Ugly tears. Wracking sobs. Feelings of worthlessness.
Yep, I was a hot mess.
I have so many thoughts in my head about why...
Hormones. Damn the fuckers.
Mental instability. Could I really be bi-polar or anxious or something else that I don't even have a name for it? I don't know, but I wonder.
Complete lack of confidence in myself and a disturbing need for positive feedback. Ugh.
The constant battle in my head between my competing personalities. No, I don't mean that I have multiple personalities, but parts of who I am don't mesh the way I think they should. The logical side of myself gets into bloody, knock down fights with my creative side. It's brutal, y'all.
Lower than low self-esteem. This is the one I hate the most.
What started it this time?
Money is tight. I earn less now than I did in January. Four years ago, I left my husband because he couldn't pull his own weight. Not couldn't. Wouldn't.
My greatest fear is having John Brownstone ever look at me the way I looked at my ex-husband.
I wonder if I'm a good enough writer. (Yes, I know I'm decent, at least better than some, worse than others, right in the middle.) I know better than to compare my chapter one to someone else's chapter 20 in life, but I can't help wondering if I'm getting it all wrong.
I fear getting a "real" job - which is an insult to the one I have. The writer job. Believe me, I work. And I don't even write half as much as I want to.
I worry that we'll run out of money, and it'll be my fault. Not because I spend too much. Hell, I don't spend a dime without accounting for it first. No, because I'm not earning enough.
One bad thought leads to another...
While I'm wrestling with financial and relationship demons that I can't seem to control, my mind wanders. I can't do anything right. I can't lose weight. I can't eat right. I'm not reading enough to the boys. I'm too sharp with them; I should be more loving. I'm a hermit who has no friends. I suuuuuuuuuuuuuck.
Gawd, y'all, it's exhausting.
Then, I see this...
.@KaylaLords is a bad ass EVERYTHING ... that is all!!!
— F. Leonora Solomon (@fdotleonora) September 12, 2015
And I smile. I think things aren't as bad as my mind is trying to convince me they are.
No, I'm not writing enough books fast enough - but I have a plan.
No, I'm not earning as much money as I'd like - but I'm building something.

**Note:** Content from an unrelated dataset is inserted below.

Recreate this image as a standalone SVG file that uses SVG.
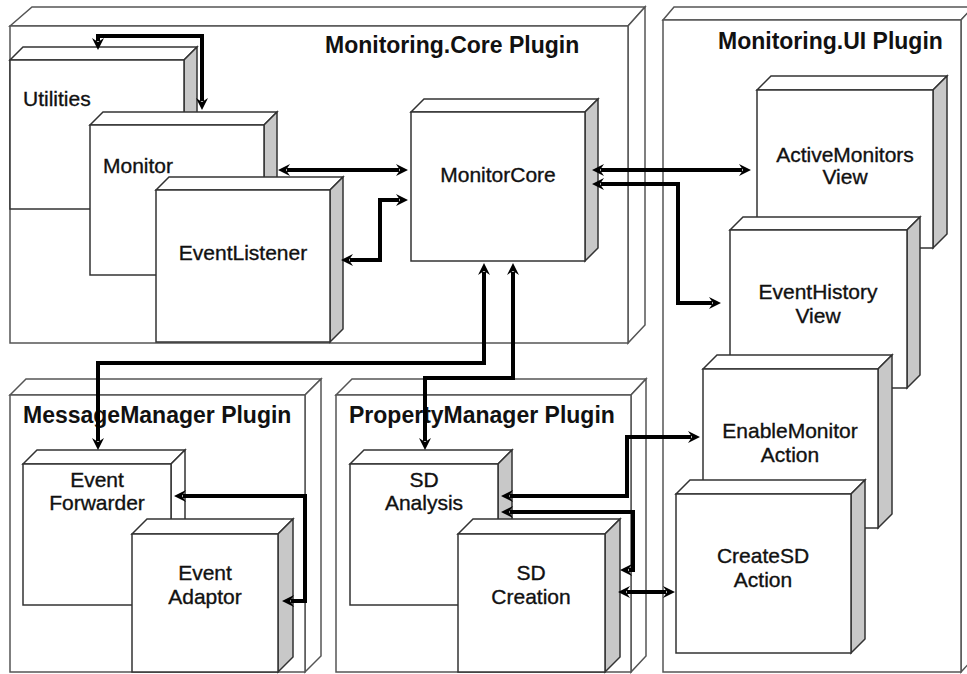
<svg xmlns="http://www.w3.org/2000/svg" width="967" height="674" viewBox="0 0 967 674">
<style>
.pf{fill:#fff;stroke:#555;stroke-width:1.5}
.nf{fill:#fff;stroke:#333;stroke-width:1.5}
.ns{fill:#c8c8c8;stroke:#333;stroke-width:1.5}
.nw{fill:#fff;stroke:#333;stroke-width:1.5}
.pl{font-family:"Liberation Sans",Arial,sans-serif;font-weight:bold;font-size:23px;fill:#111}
.nl{font-family:"Liberation Sans",Arial,sans-serif;font-size:21px;fill:#111;stroke:#111;stroke-width:0.35}
.c{text-anchor:middle}
.cn{fill:none;stroke:#000;stroke-width:4;stroke-linejoin:miter;marker-start:url(#ah);marker-end:url(#ah)}
</style>
<defs>
<marker id="ah" markerUnits="userSpaceOnUse" markerWidth="13" markerHeight="13" refX="3" refY="6" orient="auto-start-reverse" viewBox="0 0 13 12">
<path d="M0,0 L12,6 L0,12 L4,6 Z" fill="#000"/>
</marker>
</defs>
<rect width="967" height="674" fill="#fff"/>

<g id="core-plugin">
<polygon class="pf" points="10,26 32,7 645,7 628,26"/>
<polygon class="pf" points="628,26 645,7 645,325 628,343"/>
<rect class="pf" x="10" y="26" width="618" height="317"/>
<text class="pl" x="325" y="53">Monitoring.Core Plugin</text>
</g>
<g id="ui-plugin">
<polygon class="pf" points="663,20 674,7 973,7 961,20"/>
<polygon class="pf" points="961,20 973,7 973,659 961,672"/>
<rect class="pf" x="663" y="20" width="298" height="652"/>
<text class="pl" x="718" y="49">Monitoring.UI Plugin</text>
</g>
<g id="mm-plugin">
<polygon class="pf" points="10,395 26,379 321,379 305,395"/>
<polygon class="pf" points="305,395 321,379 321,656 305,672"/>
<rect class="pf" x="10" y="395" width="295" height="277"/>
<text class="pl" x="23" y="423">MessageManager Plugin</text>
</g>
<g id="pm-plugin">
<polygon class="pf" points="336,395 352,379 646,379 631,395"/>
<polygon class="pf" points="631,395 646,379 646,656 631,672"/>
<rect class="pf" x="336" y="395" width="295" height="277"/>
<text class="pl" x="349" y="423">PropertyManager Plugin</text>
</g>

<g id="utilities">
<polygon class="nf" points="10,60 23,47 197,47 184,60"/>
<polygon class="ns" points="184,60 197,47 197,196 184,209"/>
<rect class="nf" x="10" y="60" width="174" height="149"/>
<text class="nl" x="23" y="106">Utilities</text>
</g>
<g id="monitor">
<polygon class="nf" points="90,125 103,112 277,112 264,125"/>
<polygon class="ns" points="264,125 277,112 277,262 264,275"/>
<rect class="nf" x="90" y="125" width="174" height="150"/>
<text class="nl" x="103" y="173">Monitor</text>
</g>
<g id="eventlistener">
<polygon class="nf" points="156,190 169,177 343,177 330,190"/>
<polygon class="ns" points="330,190 343,177 343,329 330,342"/>
<rect class="nf" x="156" y="190" width="174" height="152"/>
<text class="nl c" x="243" y="260">EventListener</text>
</g>
<g id="monitorcore">
<polygon class="nf" points="411,112 424,99 598,99 585,112"/>
<polygon class="ns" points="585,112 598,99 598,248 585,261"/>
<rect class="nf" x="411" y="112" width="174" height="149"/>
<text class="nl c" x="498" y="182">MonitorCore</text>
</g>

<g id="activemonitors">
<polygon class="nf" points="757,90 771,76 947,76 933,90"/>
<polygon class="ns" points="933,90 947,76 947,234 933,248"/>
<rect class="nf" x="757" y="90" width="176" height="158"/>
<text class="nl c" x="845" y="162">ActiveMonitors</text>
<text class="nl c" x="845" y="184">View</text>
</g>
<g id="eventhistory">
<polygon class="nf" points="730,230 743,217 920,217 907,230"/>
<polygon class="ns" points="907,230 920,217 920,375 907,388"/>
<rect class="nf" x="730" y="230" width="177" height="158"/>
<text class="nl c" x="818" y="299">EventHistory</text>
<text class="nl c" x="818" y="323">View</text>
</g>
<g id="enablemonitor">
<polygon class="nf" points="703,369 717,355 892,355 878,369"/>
<polygon class="ns" points="878,369 892,355 892,514 878,528"/>
<rect class="nf" x="703" y="369" width="175" height="159"/>
<text class="nl c" x="790" y="438">EnableMonitor</text>
<text class="nl c" x="790" y="462">Action</text>
</g>
<g id="createsd">
<polygon class="nf" points="676,494 690,480 865,480 851,494"/>
<polygon class="ns" points="851,494 865,480 865,639 851,653"/>
<rect class="nf" x="676" y="494" width="175" height="159"/>
<text class="nl c" x="763" y="563">CreateSD</text>
<text class="nl c" x="763" y="587">Action</text>
</g>

<g id="eventforwarder">
<polygon class="nf" points="23,464 37,450 185,450 171,464"/>
<polygon class="nw" points="171,464 185,450 185,591 171,605"/>
<rect class="nf" x="23" y="464" width="148" height="141"/>
<text class="nl c" x="97" y="487">Event</text>
<text class="nl c" x="97" y="510">Forwarder</text>
</g>
<g id="eventadaptor">
<polygon class="nf" points="132,534 147,519 293,519 278,534"/>
<polygon class="ns" points="278,534 293,519 293,657 278,672"/>
<rect class="nf" x="132" y="534" width="146" height="138"/>
<text class="nl c" x="205" y="580">Event</text>
<text class="nl c" x="205" y="604">Adaptor</text>
</g>
<g id="sdanalysis">
<polygon class="nf" points="350,464 364,450 512,450 498,464"/>
<polygon class="ns" points="498,464 512,450 512,591 498,605"/>
<rect class="nf" x="350" y="464" width="148" height="141"/>
<text class="nl c" x="424" y="487">SD</text>
<text class="nl c" x="424" y="510">Analysis</text>
</g>
<g id="sdcreation">
<polygon class="nf" points="458,534 473,519 620,519 605,534"/>
<polygon class="ns" points="605,534 620,519 620,657 605,672"/>
<rect class="nf" x="458" y="534" width="147" height="138"/>
<text class="nl c" x="531" y="580">SD</text>
<text class="nl c" x="531" y="604">Creation</text>
</g>

<g id="connectors">
<polyline class="cn" points="98,41 98,36 202,36 202,101"/>
<polyline class="cn" points="287,170 399,170"/>
<polyline class="cn" points="350,260 380,260 380,200 399,200"/>
<polyline class="cn" points="601,170 742,170"/>
<polyline class="cn" points="601,184 678,184 678,303 712,303"/>
<polyline class="cn" points="484,272 484,363 98,363 98,441"/>
<polyline class="cn" points="513,272 513,378 425,378 425,441"/>
<polyline class="cn" points="183,496 305,496 305,601 291,601"/>
<polyline class="cn" points="691,437 627,437 627,496 510,496"/>
<polyline class="cn" points="510,512 633,512 633,570 629,570"/>
<polyline class="cn" points="627,592 666,592"/>
</g>
</svg>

No, I'm not a sweet-talking, smooth-talking, outgoing person who knows how to talk to strangers, convince them to love her, and get hired. But I'm me, and for the right people that's all that matters.
What the hell does any of this have to do with BDSM, kink, or D/s?
His name is John Brownstone, and through it all - my turbulent highs and lows, my crazy temper tantrums, and my so-ugly-they're-fugly tears, he's right there by my side. Sometimes he holds me and let's me get all the yucky stuff out. Other times he tells me to buck up and gives me a list of things to do. And still other times, he says he won't lead me, that I have to figure it out for myself, but he'll always be my sounding board.
Best friend, lover, Dominant, Daddy, he's all of those things. He doesn't always have the answer - because really with this much crazy, who would? But he's by my side through good and bad, through calm waters and stormy tempest, through sanity and cray-cray. That's my definition of a good relationship, of devotion, and of a caring, loving Dominant.
We all have our own definition of what we need. Hell, you might not even know yet. But I promise, the day you realize what it is you absolutely need from another person, things will make more sense. You might not make more sense (gawd knows I don't) but what went right and what went wrong in all your previous relationships will.